「雲が描いた月明り」の世子であるイヨン。彼は朝鮮王23代王の純祖の息子。
純祖はあの聖君といわれる22代王正祖の世子。
純祖は世子になった年、正祖は急死する。そして朝鮮は
西欧列強の圧力の中で外戚による勢力が政治の中心となる。
純祖の即位
純祖は正祖の世子、つまり跡継ぎに正式に選ばれる。正祖の改革も軌道にのり、世子も選ばれた。
その矢先、正祖は48歳で昇華した。
今の韓国ではこの正祖がもっと長生きしていればという、考えをもつ人が多い。
その正祖は純祖を残し、世を去っていく。その純祖はまだ10歳の若さ。
10歳で王位に就く。1800年から1834年まで在位することをみると、結構長い部類にはいる。
しかし、その在位期間は彼の健康を害するほど大変なものであった。
10歳の若い王をサポートするのが、貞純王后(チョンスンワンフ)、英祖のとき15歳で王妃になった女性。彼女は今までの勢力を一掃するために、天主教への弾圧を強行し、政治の主導権をにぎる。

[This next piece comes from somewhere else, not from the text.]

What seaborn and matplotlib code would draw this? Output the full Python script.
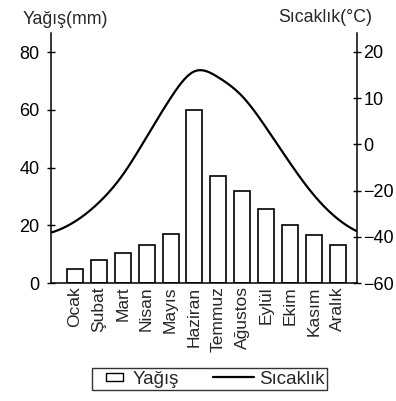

さらに、正祖時代、世祖に反対であった僻派政権を中心に、正祖の行ってきた改革業績を縮小及び廃止していくのだ。
安東金氏の勢道政治
1805年に貞純王后は60歳で逝去する。そののち、純祖の王妃であった純元王后(スンウォンワンフ)の外戚が力を強めていく。これが
安東金氏一族であり、こののち展開される政治を「勢道政治」と呼ぶ。
王はほとんど操り人形のような立場で国政に携わるのであるが、安東金氏の外戚が19世紀後半まで朝鮮社会を治めていく。
その後、朝鮮全土に社会不安が起こり始める。
社会不安
その一つが両班の売買である。両班をお金で買うという行為。
商人の中にはお金を蓄え、その財政力で、両班を買うという行為を実行するのである。
それゆえに、その当時人口の半数が両班になったといわれる。
さらに科挙も有名無実化した。これも賄賂によって科挙に合格するものがでてきたからである。
純祖王はこんな社会をみながら何を思ったであろうか。
そして、極めつけは、1811年洪景来の乱がおこる。これは朝鮮全土を巻き込むほど、大きな反乱であり、鎮圧はされるものの、社会に与えた影響は計り知れないという。
純祖はこのような社会の不安を前にして、徐々に健康を害していく。
朝鮮の王は、こういった社会不安や党争の激化によって、心身を病むというケースが多いような気がする。朝鮮の王になるというのは大変なことなのであった。
そしてこの混乱を打開するために純祖は、思い切った政策にでる。
孝明世子(イ・ヨン)への期待
1827年、純祖は息子(世子)である、イ・ヨン(ヒョミョンセジャ:孝明世子)に代理聽政つまり、王に変わって政治を行うよう命ずる。
英祖のときもサドセジャにこのような命を下すことがあった。が、そのときは、英祖の主導であり、サドセジャはそれを横目でみながら、プレッシャーに耐えていったのであった。
この純祖のときは、イヨンに完全に政治を任せるという意味があり、英祖のときとは大きな差がある。
イヨンはもともと頭脳明晰であり、成均館(ソンギュンガン)に8歳で入学するのである。父純祖の期待は膨らむばかりであろう。
さらには、イヨンは文芸に長けていた。詩を多くつくり、兄弟を思いやり、そして舞踊の素質があった。かれは
改革の手段に祝賀の行事を多用した。そのときにメインにしたのが、
舞踊であった。彼自らも先頭にたち宮中で指導をしたといわれる。これを按舞という。
「進饌儀軌」の記録には楽器、舞踊の様子などが見事なまでに詳細に記載されている。どのように踊るのかがまるで、その場で指導を受けているかの如くの記録書である。
しかし、これは単純な舞踊や演奏を披露するためのものではなかった。その当時政権を担っていた安東金氏をけん制するためのものであったのである。かれは徐々に
人事を実行し、王権の強化を図りつつあった。そんな矢先に。
朝鮮王跡継ぎ絶たれる
イヨンは突然病に倒れる。彼は自分で薬を調剤するほどの薬学にも見識があった。
色々な手を尽くすが、結局は、22歳で帰らぬ人となった。
その時の、父:純祖の衝撃はいかばりであったであろうか。
彼はこんな言葉を残す。
”いままで私のように悲運の王がいたであろうか。これは現実ではなく、夢でも見ているのだ”
その後、3人の娘も他界する。
残されたのはイヨンの子憲宗であった。
果たして、朝鮮の王の後継者は継承されていくのであろうか。